Wine | Connew’s blazing trail | John Lewis

EXCEPTIONAL TALENT: Samantha Connew in her Tasmanian Coal River Valley vineyard.
EXCEPTIONAL TALENT: Samantha Connew in her Tasmanian Coal River Valley vineyard.

CAN-DO Connew, that’s my nickname for one of Australia’s most accomplished winemakers, a trail-blazing show judge, a great role model for women in wine and creator of the acclaimed Tasmanian Stargazer boutique brand.

Samantha Connew, Sam to all and sundry, established Stargazer in 2012 with the name a tribute to Dutch navigator Abel Tasman – the first European to sight Tasmania in 1642.

Her wines, made from bought-in grapes and from her own vineyard in the Coal River Valley, have earned Stargazer a coveted five red stars in James Halliday’s Wine Companion. It’s a top ranking that I believe is confirmed by the latest batch of Stargazer releases, the $35 Stargazer 2017 Tasmania Riesling, 2016 Tasmania Chardonnay ($45) and 2016 Tasmania Pinot Noir ($50) - wines of impeccable quality (see reviews).

New Zealand-born and with a Canterbury University Law and Arts degree and a Lincoln University winemaking degree, Sam worked in wineries in Spain, Italy and Oregon, US, and then began a 10-year stint at McLaren Vale’s Wirra Wirra winery.
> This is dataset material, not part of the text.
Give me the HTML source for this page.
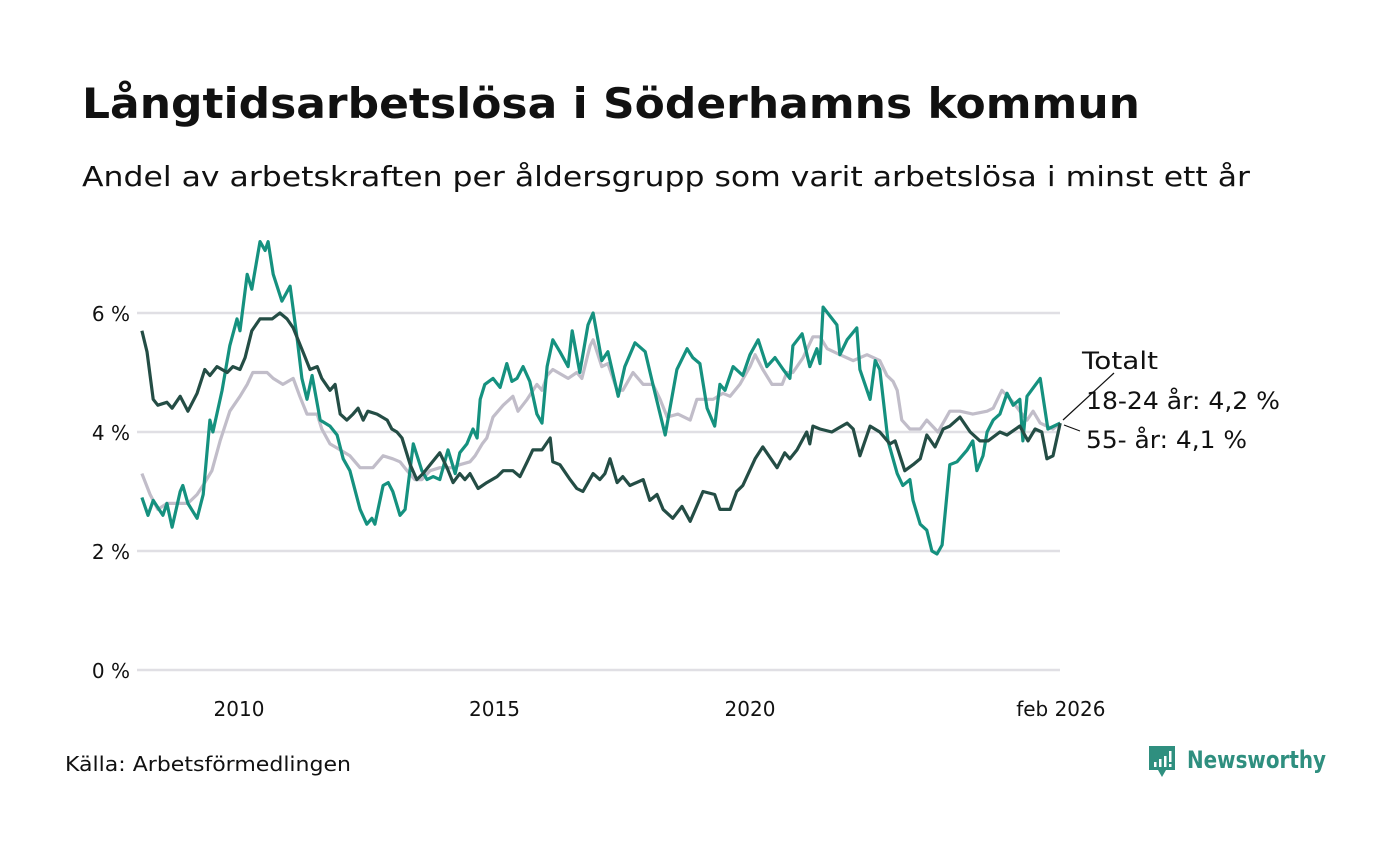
<!DOCTYPE html>
<html><head><meta charset="utf-8">
<style>
body{margin:0;background:#fff;width:1400px;height:840px;overflow:hidden;font-family:"DejaVu Sans","Liberation Sans",sans-serif;}
</style></head>
<body>
<svg id="chart" width="1400" height="840" viewBox="0 0 1400 840" xmlns="http://www.w3.org/2000/svg" font-family="DejaVu Sans, Liberation Sans, sans-serif">
<text x="82" y="118" font-size="42" font-weight="bold" fill="#111" textLength="1058" lengthAdjust="spacingAndGlyphs">Långtidsarbetslösa i Söderhamns kommun</text>
<text x="82" y="186" font-size="28" fill="#111" textLength="1168" lengthAdjust="spacingAndGlyphs">Andel av arbetskraften per åldersgrupp som varit arbetslösa i minst ett år</text>
<g id="grid"></g>
<g id="series"></g>
<g font-size="24" fill="#111">
<line x1="1063" y1="420" x2="1114" y2="373" stroke="#111" stroke-width="1.2"/>
<line x1="1064" y1="425" x2="1080" y2="431" stroke="#111" stroke-width="1.2"/>
<text x="1082" y="369" textLength="76" lengthAdjust="spacingAndGlyphs">Totalt</text>
<text x="1086" y="409" textLength="194" lengthAdjust="spacingAndGlyphs">18-24 år: 4,2 %</text>
<text x="1086" y="448" textLength="161" lengthAdjust="spacingAndGlyphs">55- år: 4,1 %</text>
</g>
<text x="65" y="771" font-size="20" fill="#111" textLength="286" lengthAdjust="spacingAndGlyphs">Källa: Arbetsförmedlingen</text>
<g>
<path d="M1149 746 h26 v24 h-9 l-4 7 l-4 -7 h-9 z" fill="#2f8f7f"/>
<rect x="1154" y="762" width="2.5" height="5" fill="#fff"/>
<rect x="1159" y="759" width="2.5" height="8" fill="#fff"/>
<rect x="1164" y="756" width="2.5" height="11" fill="#fff"/>
<rect x="1169" y="751" width="2.5" height="11" fill="#fff"/>
<rect x="1169" y="764" width="2.5" height="3" fill="#fff"/>
<text x="1187" y="768" font-size="24" font-weight="bold" fill="#2f8f7f" textLength="139" lengthAdjust="spacingAndGlyphs">Newsworthy</text>
</g>
</svg>
<script>
const yTicks=[0,2,4,6];
const yTickLabels=["0 %","2 %","4 %","6 %"];
const xTicks=[2010,2015,2020,2026.083];
const xTickLabels=["2010","2015","2020","feb 2026"];

const datesYouth=[2008.10,2008.22,2008.32,2008.51,2008.59,2008.69,2008.85,2008.90,2009.00,2009.18,2009.30,2009.43,2009.49,2009.67,2009.82,2009.96,2010.02,2010.16,2010.25,2010.41,2010.51,2010.57,2010.67,2010.84,2011.00,2011.14,2011.23,2011.33,2011.43,2011.59,2011.78,2011.92,2012.04,2012.17,2012.37,2012.50,2012.60,2012.66,2012.82,2012.92,2013.01,2013.15,2013.25,2013.41,2013.58,2013.68,2013.80,2013.93,2014.09,2014.23,2014.32,2014.46,2014.58,2014.66,2014.72,2014.81,2014.97,2015.11,2015.24,2015.34,2015.44,2015.56,2015.69,2015.83,2015.93,2016.03,2016.14,2016.28,2016.44,2016.52,2016.67,2016.83,2016.93,2017.10,2017.22,2017.42,2017.55,2017.75,2017.95,2018.10,2018.34,2018.57,2018.77,2018.88,2019.02,2019.16,2019.31,2019.41,2019.51,2019.67,2019.86,2020.00,2020.16,2020.33,2020.49,2020.65,2020.78,2020.84,2021.02,2021.17,2021.31,2021.37,2021.43,2021.70,2021.76,2021.90,2022.09,2022.15,2022.35,2022.45,2022.54,2022.70,2022.88,2022.99,2023.13,2023.19,2023.33,2023.46,2023.56,2023.66,2023.76,2023.91,2024.05,2024.25,2024.36,2024.44,2024.56,2024.64,2024.76,2024.89,2025.03,2025.15,2025.28,2025.34,2025.42,2025.68,2025.83,2026.07];
const valuesYouth=[2.9,2.6,2.85,2.6,2.8,2.4,3.0,3.1,2.8,2.55,2.95,4.2,4.0,4.7,5.45,5.9,5.7,6.65,6.4,7.2,7.05,7.2,6.65,6.2,6.45,5.55,4.9,4.55,4.95,4.2,4.1,3.95,3.55,3.35,2.7,2.45,2.55,2.45,3.1,3.15,3.0,2.6,2.7,3.8,3.35,3.2,3.25,3.2,3.7,3.3,3.65,3.8,4.05,3.9,4.55,4.8,4.9,4.75,5.15,4.85,4.9,5.1,4.85,4.3,4.15,5.1,5.55,5.35,5.1,5.7,5.0,5.8,6.0,5.2,5.35,4.6,5.1,5.5,5.35,4.8,3.95,5.05,5.4,5.25,5.15,4.4,4.1,4.8,4.7,5.1,4.95,5.3,5.55,5.1,5.25,5.05,4.9,5.45,5.65,5.1,5.4,5.15,6.1,5.8,5.3,5.55,5.75,5.05,4.55,5.2,5.05,3.85,3.3,3.1,3.2,2.85,2.45,2.35,2.0,1.95,2.1,3.45,3.5,3.7,3.85,3.35,3.6,4.0,4.2,4.3,4.65,4.45,4.55,3.85,4.6,4.9,4.05,4.15];

const datesTotal=[2008.10,2008.26,2008.41,2008.59,2008.79,2009.00,2009.18,2009.33,2009.47,2009.63,2009.82,2010.02,2010.16,2010.27,2010.55,2010.67,2010.86,2011.06,2011.19,2011.33,2011.53,2011.62,2011.78,2011.98,2012.17,2012.37,2012.62,2012.82,2013.01,2013.15,2013.29,2013.44,2013.58,2013.74,2013.93,2014.19,2014.32,2014.52,2014.62,2014.76,2014.85,2014.97,2015.17,2015.36,2015.46,2015.64,2015.83,2015.93,2016.03,2016.14,2016.44,2016.61,2016.71,2016.87,2016.93,2017.10,2017.22,2017.40,2017.51,2017.71,2017.91,2018.10,2018.24,2018.38,2018.59,2018.83,2018.96,2019.28,2019.47,2019.61,2019.80,2020.00,2020.10,2020.25,2020.43,2020.63,2020.72,2020.84,2021.04,2021.23,2021.37,2021.51,2021.76,2022.02,2022.29,2022.54,2022.68,2022.80,2022.88,2022.97,2023.13,2023.33,2023.46,2023.68,2023.91,2024.11,2024.36,2024.64,2024.76,2024.93,2025.15,2025.28,2025.42,2025.54,2025.68,2025.93,2026.07];
const valuesTotal=[3.3,2.95,2.7,2.8,2.8,2.8,2.95,3.15,3.35,3.85,4.35,4.6,4.8,5.0,5.0,4.9,4.8,4.9,4.6,4.3,4.3,4.05,3.8,3.7,3.6,3.4,3.4,3.6,3.55,3.5,3.35,3.2,3.2,3.35,3.4,3.4,3.45,3.5,3.6,3.8,3.9,4.25,4.45,4.6,4.35,4.55,4.8,4.7,4.95,5.05,4.9,5.0,4.9,5.45,5.55,5.1,5.15,4.7,4.7,5.0,4.8,4.8,4.55,4.25,4.3,4.2,4.55,4.55,4.65,4.6,4.8,5.1,5.3,5.05,4.8,4.8,5.0,5.0,5.25,5.6,5.6,5.4,5.3,5.2,5.3,5.2,4.95,4.85,4.7,4.2,4.05,4.05,4.2,4.0,4.35,4.35,4.3,4.35,4.4,4.7,4.5,4.35,4.2,4.35,4.15,4.05,4.15];

const datesOld=[2008.10,2008.20,2008.32,2008.41,2008.59,2008.69,2008.85,2009.00,2009.18,2009.33,2009.43,2009.57,2009.77,2009.88,2010.02,2010.12,2010.25,2010.41,2010.65,2010.80,2010.94,2011.06,2011.25,2011.39,2011.53,2011.62,2011.78,2011.88,2011.98,2012.11,2012.23,2012.33,2012.43,2012.52,2012.70,2012.90,2012.99,2013.09,2013.19,2013.35,2013.48,2013.60,2013.74,2013.93,2014.07,2014.19,2014.32,2014.42,2014.52,2014.68,2014.85,2015.05,2015.17,2015.36,2015.50,2015.64,2015.75,2015.93,2016.09,2016.14,2016.28,2016.48,2016.61,2016.73,2016.93,2017.06,2017.16,2017.26,2017.40,2017.51,2017.65,2017.91,2018.04,2018.18,2018.30,2018.49,2018.67,2018.83,2019.08,2019.31,2019.41,2019.61,2019.74,2019.86,2020.10,2020.25,2020.45,2020.53,2020.68,2020.78,2020.92,2021.11,2021.17,2021.23,2021.37,2021.60,2021.70,2021.90,2022.02,2022.15,2022.35,2022.54,2022.74,2022.84,2023.03,2023.19,2023.33,2023.46,2023.62,2023.78,2023.91,2024.11,2024.31,2024.50,2024.66,2024.89,2025.03,2025.28,2025.44,2025.58,2025.71,2025.81,2025.93,2026.07];
const valuesOld=[5.7,5.35,4.55,4.45,4.5,4.4,4.6,4.35,4.65,5.05,4.95,5.1,5.0,5.1,5.05,5.25,5.7,5.9,5.9,6.0,5.9,5.75,5.35,5.05,5.1,4.9,4.7,4.8,4.3,4.2,4.3,4.4,4.2,4.35,4.3,4.2,4.05,4.0,3.9,3.45,3.2,3.3,3.45,3.65,3.4,3.15,3.3,3.2,3.3,3.05,3.15,3.25,3.35,3.35,3.25,3.5,3.7,3.7,3.9,3.5,3.45,3.2,3.05,3.0,3.3,3.2,3.3,3.55,3.15,3.25,3.1,3.2,2.85,2.95,2.7,2.55,2.75,2.5,3.0,2.95,2.7,2.7,3.0,3.1,3.55,3.75,3.5,3.4,3.65,3.55,3.7,4.0,3.8,4.1,4.05,4.0,4.05,4.15,4.05,3.6,4.1,4.0,3.8,3.85,3.35,3.45,3.55,3.95,3.75,4.05,4.1,4.25,4.0,3.85,3.85,4.0,3.95,4.1,3.85,4.05,4.0,3.55,3.6,4.15];

const NS="http://www.w3.org/2000/svg";
const X0=136.8, PXY=51.1, Y0=670, PXV=59.5;
function xScale(t){return X0+(t-2008)*PXY;}
function yScale(v){return Y0-v*PXV;}

const grid=document.getElementById('grid');
yTicks.forEach((v,i)=>{
  const ln=document.createElementNS(NS,'line');
  
  
  ln.setAttribute('x1',137);ln.setAttribute('x2',1060);
  ln.setAttribute('y1',yScale(v));ln.setAttribute('y2',yScale(v));
  ln.setAttribute('stroke','#e0dfe4');ln.setAttribute('stroke-width','2.5');
  grid.appendChild(ln);
  const tx=document.createElementNS(NS,'text');
  
  
  tx.setAttribute('x',130);tx.setAttribute('y',yScale(v)+8);
  tx.setAttribute('text-anchor','end');tx.setAttribute('font-size','20');tx.setAttribute('fill','#111');
  tx.textContent=yTickLabels[i];
  grid.appendChild(tx);
});
xTicks.forEach((t,i)=>{
  const tx=document.createElementNS(NS,'text');
  
  
  tx.setAttribute('x',xScale(t));tx.setAttribute('y',716);
  tx.setAttribute('text-anchor','middle');tx.setAttribute('font-size','20');tx.setAttribute('fill','#111');
  tx.textContent=xTickLabels[i];
  grid.appendChild(tx);
});

const seriesG=document.getElementById('series');
function drawLine(dates,vals,color,name){
  const p=document.createElementNS(NS,'polyline');
  
  
  p.setAttribute('points',dates.map((d,i)=>xScale(d).toFixed(1)+','+yScale(vals[i]).toFixed(1)).join(' '));
  p.setAttribute('fill','none');p.setAttribute('stroke',color);p.setAttribute('stroke-width','3.2');
  p.setAttribute('stroke-linejoin','round');
  seriesG.appendChild(p);
}
drawLine(datesTotal,valuesTotal,'#c1bdc9','line-totalt');
drawLine(datesYouth,valuesYouth,'#15917f','line-18-24');
drawLine(datesOld,valuesOld,'#244d45','line-55');
</script>
</body></html>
As senior winemaker there she was judged the International Red Winemaker of the Year at the 2007 International Wine Challenge in London.

She came to the Hunter in 2010, winning wide acclaim with her Tower Estate wines and worked for two years as manager of the Hunter Node of the Australian Wine Research Institute, which provides world-class wine research and advisory services.

An experienced wine show judge, in 2015 Sam made history by being appointed chair of judges of the Sydney Wine Show – the first woman to fill that post.

In February 2016 she bought Palisandser vineyard in Coal River’s Tea Tree area, 20 minutes north-east of her Hobart home and has added hands-on vineyard management to the formidable winemaking skills she applies in making her wines using facilities at the near-by Moorilla winery.

She retired from her three-year term as Sydney Wine Show chair of judges after last July’s 2017 competition, but will maintain a few other judging posts. She has busied herself adding an extra two hectares of pinot noir, chardonnay and riesling vines on her 11-hectare property and envisages an eventual vineyard area of five hectares, which will include some gamay.

When I spoke to her recently she was in the vineyard pruning and she foreshadowed the release later in the year of a new 2017 pinot meunier-pinot noir blend called Rada and a 2017 Tupelo, the pinot gris-riesling-gewürztraminer blend introduced last year. 

WINE REVIEWS

FRESH, CRISP RIESLING

THIS Stargazer 2017 Tasmania Riesling and today’s other wines are on stargazerwine.com.au. With straw hues and scents of honeysuckle, the riesling has fresh, crisp ruby grapefruit flavour on the front palate. The middle palate has preserved lemon, nashi pear and flint characters and mineral-edged acid comes through at the finish. PRICE: $35. DRINK WITH: seafood wontons. AGEING: eight years.

RATING: 5 stars

CHARDONNAY OF ELEGANCE

THE Stargazer 2016 Tasmania Chardonnay shines olive green-tinted light gold in the glass and has scents of mango and vanilla. Elegant nectarine flavour features on the front of the palate, honeydew melon, lemon curd, gunmetal and cashew oak integrate on the middle palate and the finish has slatey acid. PRICE: $45. DRINK WITH: pan-fried snapper with preserved lemon dressing. AGEING: 10 years.

RATING: 5 stars

A PRIZE PINOT SURPRISE

WITH light body, ruby hues and 13.5 per cent alcohol, the Stargazer 2016 Tasmania Pinot Noir contradicts first impressions with its intense scents of violets and beautifully vibrant raspberry front-palate flavour. Cranberry, spice, spearmint and vanillin oak marry on the middle palate and smooth dusty tannins glide in at the finish. PRICE: $50. DRINK WITH: duck a l’orange. AGEING: 12 years.